Was she insane? Tomas wanted to run, and prepared to Flash Step the two of them away when the beast pounced.
Just then, he and Jane appeared 50 feet to their right, running hard before diving behind a pile of boulders. The illusion was so realistic, for a second Tomas wondered if Jane had actually created physical dopplegangers.
The Colossus Vulture might be immense and terrifying and powerful, but it wasn’t super smart. It pounced after the illusions, soaring across to the boulders with a single flap of mighty wings, its beak slamming down so hard stones shattered.
“Time for the boss round, lover,” Jane laughed softly. “Do your thing.”
This was so much more than they’d planned, but Tomas embraced the rush of battle lust that was rolling off of Jane in waves and triggered his spells again.
With Flash Step, Tomas stepped through space to the back of the monster and cast Creative Frenzy even before his weight landed on the beast. Time slowed and he got to work. To the rest of the world, it was barely a second later when he slammed down a blocky construct he’d just custom-built as a special gift for the vulture.
Five piston-driven arms plunged through the monster’s feathers and deep into its body, locking it into position. Then a huge drill whirred to life and started grinding down through the vulture’s back.
Tomas blinked back to the cover of nearby trees as the vulture howled and writhed, spinning and jumping, tearing up the ground and sending boulders tumbling away. Its sonic attack shook trees and echoed painfully from the mountains, but it was not focused so did little more than make his ears ring. Despite its wild gyrating, it could not unseat the construct that kept drilling deeper into its core.

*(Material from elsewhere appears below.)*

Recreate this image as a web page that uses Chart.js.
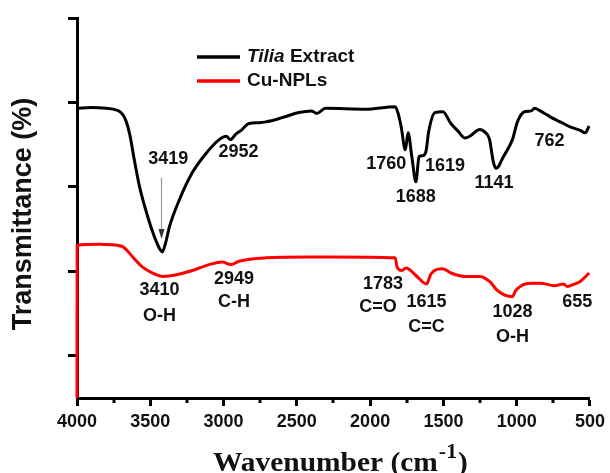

Jane planted a fierce kiss on his lips, then stepped around the tree. Her aura flared with power and she flung out her hands. Tomas recognized the sound and feel of her powerful Scouring Storm spell.
The psychic storm swirled around the vulture’s big head, invisible razors of mental power ripping and tearing like the beast had donned a thorn cyclone hat. It screeched again, vainly trying to shake off the attack as blood fountained around it. Eyes exploded under the barrage, and it shrieked again, this time so loud, Tomas had to clutch the nearby tree to keep from pitching over.
Then the drill methodically driving into the beast’s back reached its heart, and the vulture convulsed a final time, then collapsed to the ground.
Congratulations, Tomas! Your party has defeated Colossus Vulture. Bonus experience gained for defeating a more powerful elite rare enemy. You have reached level 39. Stat points allocated.
Tomas pumped a fist into the air. “Got a level!”
“Me too. Now that’s the way to end a training montage!” Jane laughed, pulling Tomas into a fierce embrace. She’d pushed her Phoenix Force Aura hard, and her emotions were written large across her features as her eyes glowed brightly with her still-active power.
“Jane, turn it off,” Tomas urged, voice soothing. Her aura was mighty, but it set her emotions to boiling.
Instead, she made a gesture and her Base Camp tent materialized next to them. She gave him a fierce look and growled, “Not yet, Tomas. We’ve got celebrating to do.”
He barely had time to activate Loot before she literally hauled him off his feet and carried him into the tent. He got some enticing options from Adjustable Loot, but selected one at random. He was too busy with Jane, whose passion had been driven up to near-berserker levels by her aura.
At least this time it was love-fueled passion that was riled up. Dealing with overclocked rage had been so much worse. For passion, the best way to help her regain control was to lose control together for a little while first. Tomas regained his feet in time for Jane to leap into his arms. Even as she tore at his clothes, he staggered into the bedroom.